--- START Collected data ---

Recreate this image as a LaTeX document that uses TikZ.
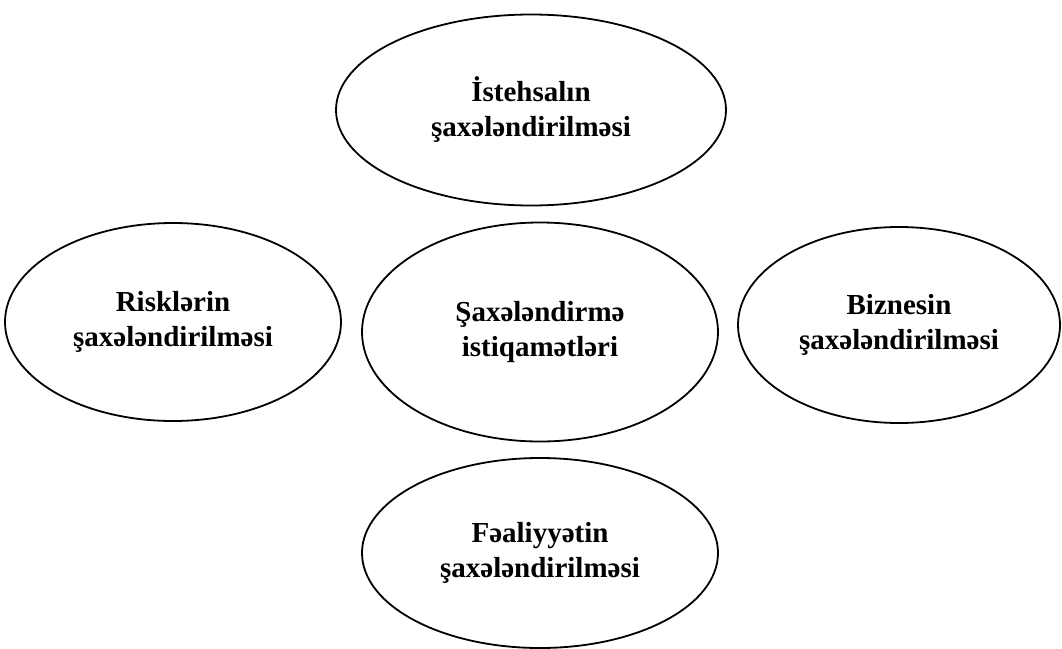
\documentclass[tikz,border=0pt]{standalone}
\usepackage{fontspec}
\setmainfont{Liberation Serif}
\usetikzlibrary{shapes.geometric}

\begin{document}
\begin{tikzpicture}[x=1pt,y=-1pt,
		area/.style={ellipse,draw,line width=1.8pt,inner sep=0pt,align=center,font=\fontsize{29}{35}\selectfont\bfseries}]
		\useasboundingbox (0,0) rectangle (1062,648);
		\node (prod)[area,minimum width=390pt,minimum height=191pt] at (531,110) {İstehsalın\\şaxələndirilməsi};
		\node (risk)[area,minimum width=336pt,minimum height=198pt] at (173,322) {Risklərin\\şaxələndirilməsi};
		\node (dirs)[area,minimum width=356pt,minimum height=219pt] at (540,332) {Şaxələndirmə\\istiqamətləri};
		\node (biz)[area,minimum width=322pt,minimum height=196pt] at (899,325) {Biznesin\\şaxələndirilməsi};
		\node (act)[area,minimum width=356pt,minimum height=190pt] at (540,553) {Fəaliyyətin\\şaxələndirilməsi};
	\end{tikzpicture}
\end{document}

--- END Collected data ---

◆ Aim of the exercise ◆
Return the whole listing, word for word, and leave out every picture.

◆ The output ◆
Recreate this image as a LaTeX document that uses TikZ.
\documentclass[tikz,border=0pt]{standalone}
\usepackage{fontspec}
\setmainfont{Liberation Serif}
\usetikzlibrary{shapes.geometric}

\begin{document}
\begin{tikzpicture}[x=1pt,y=-1pt,
		area/.style={ellipse,draw,line width=1.8pt,inner sep=0pt,align=center,font=\fontsize{29}{35}\selectfont\bfseries}]
		\useasboundingbox (0,0) rectangle (1062,648);
		\node (prod)[area,minimum width=390pt,minimum height=191pt] at (531,110) {İstehsalın\\şaxələndirilməsi};
		\node (risk)[area,minimum width=336pt,minimum height=198pt] at (173,322) {Risklərin\\şaxələndirilməsi};
		\node (dirs)[area,minimum width=356pt,minimum height=219pt] at (540,332) {Şaxələndirmə\\istiqamətləri};
		\node (biz)[area,minimum width=322pt,minimum height=196pt] at (899,325) {Biznesin\\şaxələndirilməsi};
		\node (act)[area,minimum width=356pt,minimum height=190pt] at (540,553) {Fəaliyyətin\\şaxələndirilməsi};
	\end{tikzpicture}
\end{document}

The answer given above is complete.